** TASK BRIEF **
Repeat exactly, and only, the lines from the one that contains "Write a Python" to the one that contains "fontsize=fs, color=col, ha='left', va='bottom')", both ends included. Omit every picture.

---------- INPUT DATA ----------

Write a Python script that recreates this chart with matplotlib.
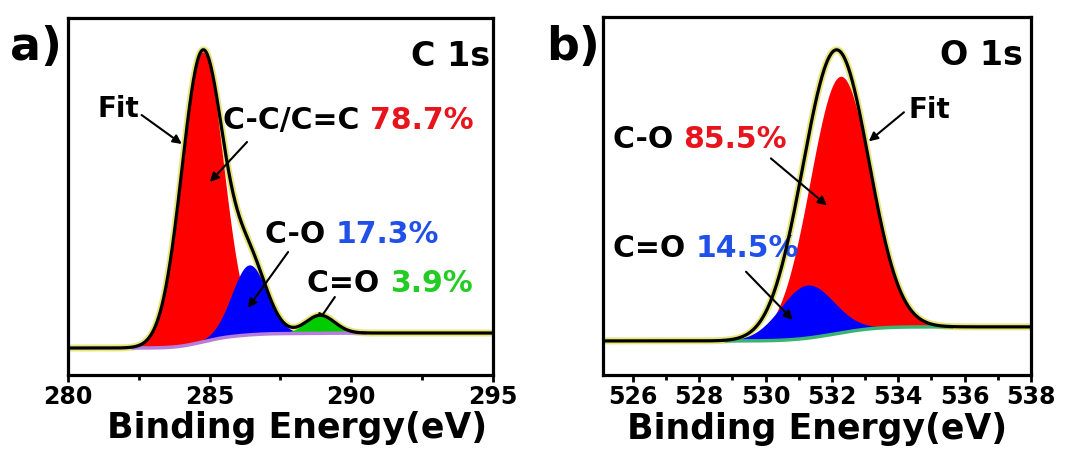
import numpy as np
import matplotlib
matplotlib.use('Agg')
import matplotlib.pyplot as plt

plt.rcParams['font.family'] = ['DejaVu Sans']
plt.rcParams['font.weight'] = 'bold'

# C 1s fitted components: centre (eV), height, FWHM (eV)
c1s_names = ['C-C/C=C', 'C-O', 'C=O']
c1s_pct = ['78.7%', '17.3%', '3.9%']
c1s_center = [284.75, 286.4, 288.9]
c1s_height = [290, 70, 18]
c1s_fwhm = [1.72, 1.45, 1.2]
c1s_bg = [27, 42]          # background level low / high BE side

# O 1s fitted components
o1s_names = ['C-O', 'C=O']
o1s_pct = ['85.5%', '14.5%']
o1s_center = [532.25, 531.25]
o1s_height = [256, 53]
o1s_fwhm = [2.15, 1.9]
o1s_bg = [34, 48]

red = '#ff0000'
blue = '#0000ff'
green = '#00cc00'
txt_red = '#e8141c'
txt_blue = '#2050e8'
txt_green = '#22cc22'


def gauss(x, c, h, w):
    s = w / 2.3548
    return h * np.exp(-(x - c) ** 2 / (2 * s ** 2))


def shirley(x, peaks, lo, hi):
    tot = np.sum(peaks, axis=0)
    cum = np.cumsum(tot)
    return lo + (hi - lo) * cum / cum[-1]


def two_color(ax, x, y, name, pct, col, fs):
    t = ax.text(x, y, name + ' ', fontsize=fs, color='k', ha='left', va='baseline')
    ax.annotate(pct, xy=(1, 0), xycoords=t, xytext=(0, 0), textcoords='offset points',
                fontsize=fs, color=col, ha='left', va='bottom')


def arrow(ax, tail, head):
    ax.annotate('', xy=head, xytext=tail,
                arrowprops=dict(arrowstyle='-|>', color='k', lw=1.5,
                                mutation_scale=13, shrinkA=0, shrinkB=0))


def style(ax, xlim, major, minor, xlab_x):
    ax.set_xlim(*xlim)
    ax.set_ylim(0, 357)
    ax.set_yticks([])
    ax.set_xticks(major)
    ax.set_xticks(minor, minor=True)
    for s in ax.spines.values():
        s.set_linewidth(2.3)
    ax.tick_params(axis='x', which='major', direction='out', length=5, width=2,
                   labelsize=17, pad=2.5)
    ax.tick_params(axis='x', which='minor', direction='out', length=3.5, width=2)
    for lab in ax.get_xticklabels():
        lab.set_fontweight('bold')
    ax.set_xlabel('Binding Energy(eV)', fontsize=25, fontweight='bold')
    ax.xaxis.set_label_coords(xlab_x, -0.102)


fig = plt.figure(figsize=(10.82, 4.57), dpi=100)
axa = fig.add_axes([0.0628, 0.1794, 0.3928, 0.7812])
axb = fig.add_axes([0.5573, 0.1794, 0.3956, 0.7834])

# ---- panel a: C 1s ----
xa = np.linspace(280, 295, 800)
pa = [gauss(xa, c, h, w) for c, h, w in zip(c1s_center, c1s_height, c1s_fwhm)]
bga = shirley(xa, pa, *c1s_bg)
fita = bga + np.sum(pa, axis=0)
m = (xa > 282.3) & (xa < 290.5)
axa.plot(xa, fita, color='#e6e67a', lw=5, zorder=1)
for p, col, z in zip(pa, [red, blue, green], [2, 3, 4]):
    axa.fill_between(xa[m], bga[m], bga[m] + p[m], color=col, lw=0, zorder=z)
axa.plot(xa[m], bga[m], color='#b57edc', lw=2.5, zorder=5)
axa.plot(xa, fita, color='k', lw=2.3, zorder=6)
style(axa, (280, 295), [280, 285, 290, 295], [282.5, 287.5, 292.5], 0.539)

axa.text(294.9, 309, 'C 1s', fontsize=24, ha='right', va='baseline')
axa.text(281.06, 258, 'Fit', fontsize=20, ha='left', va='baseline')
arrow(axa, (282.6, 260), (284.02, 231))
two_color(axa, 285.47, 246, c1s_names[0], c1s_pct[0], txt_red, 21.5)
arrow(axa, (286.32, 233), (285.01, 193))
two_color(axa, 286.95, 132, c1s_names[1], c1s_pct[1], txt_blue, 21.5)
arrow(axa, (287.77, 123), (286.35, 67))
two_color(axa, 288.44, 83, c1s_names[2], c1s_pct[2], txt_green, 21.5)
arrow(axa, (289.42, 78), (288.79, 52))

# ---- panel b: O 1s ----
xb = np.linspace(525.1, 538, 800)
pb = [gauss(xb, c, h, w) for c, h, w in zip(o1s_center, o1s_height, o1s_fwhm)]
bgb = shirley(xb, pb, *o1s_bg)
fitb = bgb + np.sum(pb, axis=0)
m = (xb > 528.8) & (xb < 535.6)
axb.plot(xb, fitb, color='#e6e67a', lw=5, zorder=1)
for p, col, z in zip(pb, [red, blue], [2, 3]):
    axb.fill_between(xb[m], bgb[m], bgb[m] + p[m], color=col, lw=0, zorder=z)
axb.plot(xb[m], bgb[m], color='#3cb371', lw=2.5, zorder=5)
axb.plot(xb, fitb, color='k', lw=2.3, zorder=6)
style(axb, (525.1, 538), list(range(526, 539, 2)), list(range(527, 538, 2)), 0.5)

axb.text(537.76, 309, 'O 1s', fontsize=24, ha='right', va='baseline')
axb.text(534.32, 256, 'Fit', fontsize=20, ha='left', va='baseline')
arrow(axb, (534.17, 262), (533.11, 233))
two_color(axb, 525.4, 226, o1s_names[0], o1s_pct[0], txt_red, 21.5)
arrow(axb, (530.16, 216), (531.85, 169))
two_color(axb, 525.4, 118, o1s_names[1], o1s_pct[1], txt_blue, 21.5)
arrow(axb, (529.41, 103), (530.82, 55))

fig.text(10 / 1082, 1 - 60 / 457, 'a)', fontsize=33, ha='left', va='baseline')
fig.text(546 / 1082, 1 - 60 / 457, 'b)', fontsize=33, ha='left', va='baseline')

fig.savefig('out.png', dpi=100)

----------
---------- INPUT DATA ----------

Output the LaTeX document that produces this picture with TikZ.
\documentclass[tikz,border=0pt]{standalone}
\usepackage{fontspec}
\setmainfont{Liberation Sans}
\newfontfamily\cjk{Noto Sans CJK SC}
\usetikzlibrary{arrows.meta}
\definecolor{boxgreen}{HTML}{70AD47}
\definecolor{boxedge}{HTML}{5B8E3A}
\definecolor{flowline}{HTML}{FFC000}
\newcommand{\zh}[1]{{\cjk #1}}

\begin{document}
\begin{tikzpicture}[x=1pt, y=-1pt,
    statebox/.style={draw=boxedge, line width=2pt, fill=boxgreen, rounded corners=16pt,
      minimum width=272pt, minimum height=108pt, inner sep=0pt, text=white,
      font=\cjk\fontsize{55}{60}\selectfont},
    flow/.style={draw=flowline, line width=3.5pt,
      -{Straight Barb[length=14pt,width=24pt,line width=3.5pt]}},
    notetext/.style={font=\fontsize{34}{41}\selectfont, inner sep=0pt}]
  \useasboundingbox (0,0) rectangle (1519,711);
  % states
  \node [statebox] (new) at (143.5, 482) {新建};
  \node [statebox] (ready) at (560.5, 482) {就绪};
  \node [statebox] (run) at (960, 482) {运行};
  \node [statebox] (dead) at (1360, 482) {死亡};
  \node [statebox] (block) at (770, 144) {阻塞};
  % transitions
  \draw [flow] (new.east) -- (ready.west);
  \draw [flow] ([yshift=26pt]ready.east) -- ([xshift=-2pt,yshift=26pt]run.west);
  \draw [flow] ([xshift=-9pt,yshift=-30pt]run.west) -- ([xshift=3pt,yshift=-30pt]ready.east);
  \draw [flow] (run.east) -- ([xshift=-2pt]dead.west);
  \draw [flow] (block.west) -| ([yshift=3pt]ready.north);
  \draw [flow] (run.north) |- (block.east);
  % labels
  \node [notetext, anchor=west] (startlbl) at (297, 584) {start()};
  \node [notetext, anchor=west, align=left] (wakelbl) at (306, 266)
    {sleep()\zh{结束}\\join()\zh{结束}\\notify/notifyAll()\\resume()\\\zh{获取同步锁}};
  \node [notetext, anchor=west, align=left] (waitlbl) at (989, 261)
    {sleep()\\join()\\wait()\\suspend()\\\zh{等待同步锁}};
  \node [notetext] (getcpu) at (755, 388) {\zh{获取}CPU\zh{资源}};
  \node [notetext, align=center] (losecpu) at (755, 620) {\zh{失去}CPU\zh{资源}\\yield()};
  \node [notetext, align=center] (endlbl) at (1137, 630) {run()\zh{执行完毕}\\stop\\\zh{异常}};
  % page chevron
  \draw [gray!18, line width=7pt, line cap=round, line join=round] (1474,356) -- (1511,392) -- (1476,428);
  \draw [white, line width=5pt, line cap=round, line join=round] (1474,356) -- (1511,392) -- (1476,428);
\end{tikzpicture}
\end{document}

----------
---------- INPUT DATA ----------

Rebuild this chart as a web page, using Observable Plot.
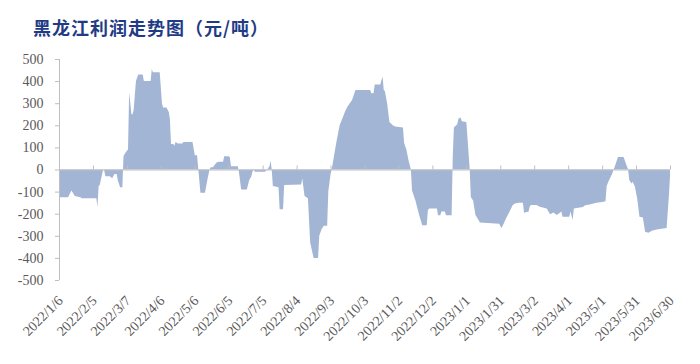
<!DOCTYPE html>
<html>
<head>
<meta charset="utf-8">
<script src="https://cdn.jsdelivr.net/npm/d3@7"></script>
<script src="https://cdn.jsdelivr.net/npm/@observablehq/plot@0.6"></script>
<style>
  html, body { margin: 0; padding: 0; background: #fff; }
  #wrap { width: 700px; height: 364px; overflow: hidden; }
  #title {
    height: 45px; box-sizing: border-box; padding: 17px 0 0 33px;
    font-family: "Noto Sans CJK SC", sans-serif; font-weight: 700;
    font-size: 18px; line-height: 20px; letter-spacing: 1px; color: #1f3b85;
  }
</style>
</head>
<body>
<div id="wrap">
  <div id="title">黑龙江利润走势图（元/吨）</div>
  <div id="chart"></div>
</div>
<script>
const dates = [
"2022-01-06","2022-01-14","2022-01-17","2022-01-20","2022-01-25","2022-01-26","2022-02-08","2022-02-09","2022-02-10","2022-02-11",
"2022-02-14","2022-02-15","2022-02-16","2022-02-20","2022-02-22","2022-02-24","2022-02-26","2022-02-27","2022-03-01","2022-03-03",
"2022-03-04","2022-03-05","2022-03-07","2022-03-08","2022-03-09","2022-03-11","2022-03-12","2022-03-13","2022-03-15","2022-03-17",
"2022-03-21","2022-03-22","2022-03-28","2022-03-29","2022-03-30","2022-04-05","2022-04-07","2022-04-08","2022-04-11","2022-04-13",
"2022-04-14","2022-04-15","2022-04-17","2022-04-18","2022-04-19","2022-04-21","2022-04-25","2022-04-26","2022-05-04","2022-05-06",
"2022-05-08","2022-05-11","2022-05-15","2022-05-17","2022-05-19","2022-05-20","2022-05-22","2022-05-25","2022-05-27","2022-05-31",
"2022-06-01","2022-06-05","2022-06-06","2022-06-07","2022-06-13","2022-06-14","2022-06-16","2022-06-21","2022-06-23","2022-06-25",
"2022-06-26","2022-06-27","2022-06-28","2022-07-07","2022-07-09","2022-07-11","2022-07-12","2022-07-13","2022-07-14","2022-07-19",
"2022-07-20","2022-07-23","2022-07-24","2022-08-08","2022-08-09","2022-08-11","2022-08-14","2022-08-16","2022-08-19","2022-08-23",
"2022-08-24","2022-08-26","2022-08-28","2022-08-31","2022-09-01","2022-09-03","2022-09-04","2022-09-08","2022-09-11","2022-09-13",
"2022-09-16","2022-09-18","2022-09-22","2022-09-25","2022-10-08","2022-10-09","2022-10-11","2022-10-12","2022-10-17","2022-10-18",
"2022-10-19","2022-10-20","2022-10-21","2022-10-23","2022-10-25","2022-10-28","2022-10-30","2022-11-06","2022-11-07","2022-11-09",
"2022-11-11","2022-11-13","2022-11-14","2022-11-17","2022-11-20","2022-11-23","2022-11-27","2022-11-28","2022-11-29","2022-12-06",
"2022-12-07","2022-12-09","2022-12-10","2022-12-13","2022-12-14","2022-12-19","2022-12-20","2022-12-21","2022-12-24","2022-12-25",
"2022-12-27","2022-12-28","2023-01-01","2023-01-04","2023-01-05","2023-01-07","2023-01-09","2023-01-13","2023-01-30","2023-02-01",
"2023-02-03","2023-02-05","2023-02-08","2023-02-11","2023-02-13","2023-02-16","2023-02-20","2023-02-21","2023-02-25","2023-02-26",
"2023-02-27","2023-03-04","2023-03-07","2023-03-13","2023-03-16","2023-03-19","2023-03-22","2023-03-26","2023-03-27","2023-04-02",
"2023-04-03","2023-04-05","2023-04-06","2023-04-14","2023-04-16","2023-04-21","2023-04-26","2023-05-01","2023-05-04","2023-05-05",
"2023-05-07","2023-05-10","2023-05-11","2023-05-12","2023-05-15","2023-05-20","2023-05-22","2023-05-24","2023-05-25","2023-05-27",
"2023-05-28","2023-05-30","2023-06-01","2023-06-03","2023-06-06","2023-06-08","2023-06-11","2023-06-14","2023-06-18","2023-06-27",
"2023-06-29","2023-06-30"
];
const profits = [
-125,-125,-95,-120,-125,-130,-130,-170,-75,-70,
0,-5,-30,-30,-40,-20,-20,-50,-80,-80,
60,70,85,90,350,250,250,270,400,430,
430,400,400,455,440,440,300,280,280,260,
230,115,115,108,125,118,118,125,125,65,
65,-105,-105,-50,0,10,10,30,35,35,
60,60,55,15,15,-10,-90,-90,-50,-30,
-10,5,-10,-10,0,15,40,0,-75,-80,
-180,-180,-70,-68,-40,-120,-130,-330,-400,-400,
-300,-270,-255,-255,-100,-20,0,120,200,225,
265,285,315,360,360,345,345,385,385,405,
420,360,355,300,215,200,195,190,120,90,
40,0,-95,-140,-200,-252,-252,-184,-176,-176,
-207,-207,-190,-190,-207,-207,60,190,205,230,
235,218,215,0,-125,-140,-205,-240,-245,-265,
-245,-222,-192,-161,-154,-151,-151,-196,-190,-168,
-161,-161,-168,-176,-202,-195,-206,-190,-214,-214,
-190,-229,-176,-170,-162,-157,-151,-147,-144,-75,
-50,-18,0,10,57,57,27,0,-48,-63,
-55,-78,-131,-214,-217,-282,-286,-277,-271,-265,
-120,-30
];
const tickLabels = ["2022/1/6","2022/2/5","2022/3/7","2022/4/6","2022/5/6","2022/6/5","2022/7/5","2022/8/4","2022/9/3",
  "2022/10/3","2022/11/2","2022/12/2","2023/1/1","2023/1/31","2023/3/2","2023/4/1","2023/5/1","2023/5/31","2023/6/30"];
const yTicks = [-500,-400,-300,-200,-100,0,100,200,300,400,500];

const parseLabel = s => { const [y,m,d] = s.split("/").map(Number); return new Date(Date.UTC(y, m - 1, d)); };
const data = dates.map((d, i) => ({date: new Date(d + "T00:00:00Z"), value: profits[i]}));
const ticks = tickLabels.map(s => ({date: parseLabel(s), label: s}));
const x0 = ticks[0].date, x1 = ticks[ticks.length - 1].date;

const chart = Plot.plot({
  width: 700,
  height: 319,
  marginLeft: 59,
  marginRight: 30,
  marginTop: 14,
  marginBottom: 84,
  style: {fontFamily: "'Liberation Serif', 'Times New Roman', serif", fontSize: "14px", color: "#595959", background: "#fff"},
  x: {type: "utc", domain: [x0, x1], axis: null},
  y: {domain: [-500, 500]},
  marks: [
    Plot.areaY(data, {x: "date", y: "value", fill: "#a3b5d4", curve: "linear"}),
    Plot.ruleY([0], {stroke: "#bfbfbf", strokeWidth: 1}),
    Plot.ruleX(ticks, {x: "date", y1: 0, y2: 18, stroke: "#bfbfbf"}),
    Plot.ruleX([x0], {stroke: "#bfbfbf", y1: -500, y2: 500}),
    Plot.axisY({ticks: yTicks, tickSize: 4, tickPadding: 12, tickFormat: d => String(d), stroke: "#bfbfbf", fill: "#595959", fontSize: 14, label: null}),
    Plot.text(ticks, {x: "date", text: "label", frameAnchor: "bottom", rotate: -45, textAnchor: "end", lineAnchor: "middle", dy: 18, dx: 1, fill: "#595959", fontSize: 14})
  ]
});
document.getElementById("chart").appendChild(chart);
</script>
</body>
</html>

----------

** PROBLEM SOLUTION **
Write a Python script that recreates this chart with matplotlib.
import numpy as np
import matplotlib
matplotlib.use('Agg')
import matplotlib.pyplot as plt

plt.rcParams['font.family'] = ['DejaVu Sans']
plt.rcParams['font.weight'] = 'bold'

# C 1s fitted components: centre (eV), height, FWHM (eV)
c1s_names = ['C-C/C=C', 'C-O', 'C=O']
c1s_pct = ['78.7%', '17.3%', '3.9%']
c1s_center = [284.75, 286.4, 288.9]
c1s_height = [290, 70, 18]
c1s_fwhm = [1.72, 1.45, 1.2]
c1s_bg = [27, 42]          # background level low / high BE side

# O 1s fitted components
o1s_names = ['C-O', 'C=O']
o1s_pct = ['85.5%', '14.5%']
o1s_center = [532.25, 531.25]
o1s_height = [256, 53]
o1s_fwhm = [2.15, 1.9]
o1s_bg = [34, 48]

red = '#ff0000'
blue = '#0000ff'
green = '#00cc00'
txt_red = '#e8141c'
txt_blue = '#2050e8'
txt_green = '#22cc22'


def gauss(x, c, h, w):
    s = w / 2.3548
    return h * np.exp(-(x - c) ** 2 / (2 * s ** 2))


def shirley(x, peaks, lo, hi):
    tot = np.sum(peaks, axis=0)
    cum = np.cumsum(tot)
    return lo + (hi - lo) * cum / cum[-1]


def two_color(ax, x, y, name, pct, col, fs):
    t = ax.text(x, y, name + ' ', fontsize=fs, color='k', ha='left', va='baseline')
    ax.annotate(pct, xy=(1, 0), xycoords=t, xytext=(0, 0), textcoords='offset points',
                fontsize=fs, color=col, ha='left', va='bottom')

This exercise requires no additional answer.